Compare: Title I vs. School Improvement Grants—both target struggling schools, but Title I provides ongoing supplemental support while SIG delivers intensive, time-limited turnaround funding. If an FRQ asks about federal approaches to low-performing schools, contrast these maintenance vs. intervention models.
These programs reflect the policy consensus that educational interventions work best at transition points—before kindergarten and during the path to college. They operate on research showing that early gaps compound over time and that first-generation students need sustained support to navigate higher education.
Compare: Head Start vs. TRIO—both target low-income students at critical transitions, but Head Start focuses on school readiness before K-12 while TRIO focuses on college readiness and completion. Together they illustrate the federal strategy of intervention at vulnerable pipeline points.
Unlike discretionary grants, IDEA funding stems from civil rights law—the federal government must support states in meeting their legal obligations to students with disabilities. This reflects a different policy logic: funding follows rights, not just need.
Compare: IDEA vs. Title I—both provide supplemental funding, but IDEA creates individual legal entitlements while Title I creates school-level allocations. This distinction matters for understanding federal enforcement mechanisms and parent rights.
These grants reflect policy recognition that not all students follow the four-year college path—and that high-quality career preparation serves both individual opportunity and economic competitiveness. They operate on human capital theory, investing in skills that match labor market demands.
Compare: Perkins CTE vs. Teacher Quality Partnership—both involve institutional partnerships, but Perkins connects schools with industry while TQP connects universities with K-12 districts. Both reflect the policy principle that education improves when institutions collaborate across sectors.
These grants expand the definition of where and when learning happens, funding programs outside traditional school hours. They operate on evidence that learning loss occurs during out-of-school time and that community partnerships can extend educational opportunity.
Compare: 21st Century Centers vs. Head Start—both provide comprehensive services beyond academics, but Head Start targets pre-K developmental readiness while 21st Century targets K-12 extended learning time. Both reflect the whole-child policy approach.

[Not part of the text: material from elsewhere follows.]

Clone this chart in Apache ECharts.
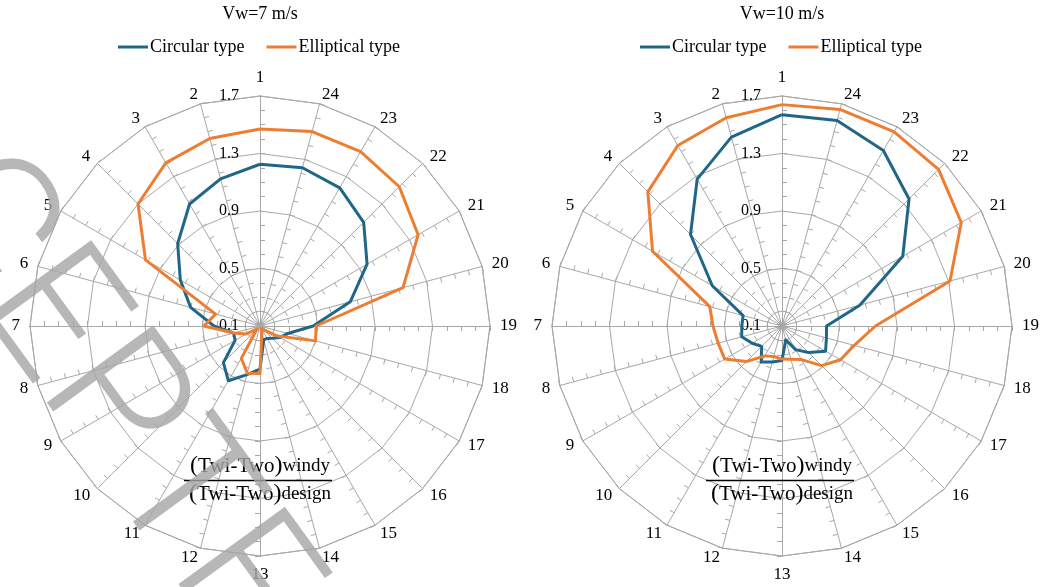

| Policy Concept | Best Examples |
|---|---|
| K-12 Equity Funding | Title I, English Language Acquisition Grants |
| School Turnaround | School Improvement Grants |
| Early Intervention | Head Start |
| College Access Pipeline | TRIO Programs, Pell Grants |
| Civil Rights Entitlement | IDEA Grants |
| Workforce Development | Perkins CTE Grants |
| Teacher Preparation | Teacher Quality Partnership Grants |
| Extended Learning Time | 21st Century Community Learning Centers |
Which two grant programs specifically target students at educational transition points (entering school and entering college), and what theory of change do they share?
How does IDEA funding differ from Title I funding in terms of legal basis and individual vs. school-level allocation?
Compare the federal approach in School Improvement Grants versus Title I—when would policymakers choose intensive turnaround funding over ongoing supplemental support?
If an FRQ asked you to evaluate federal workforce readiness policy, which programs would you discuss, and what evidence of effectiveness would you cite?
Identify three programs that require partnerships between educational institutions and external organizations (community groups, industries, or universities). What policy assumption underlies this partnership model?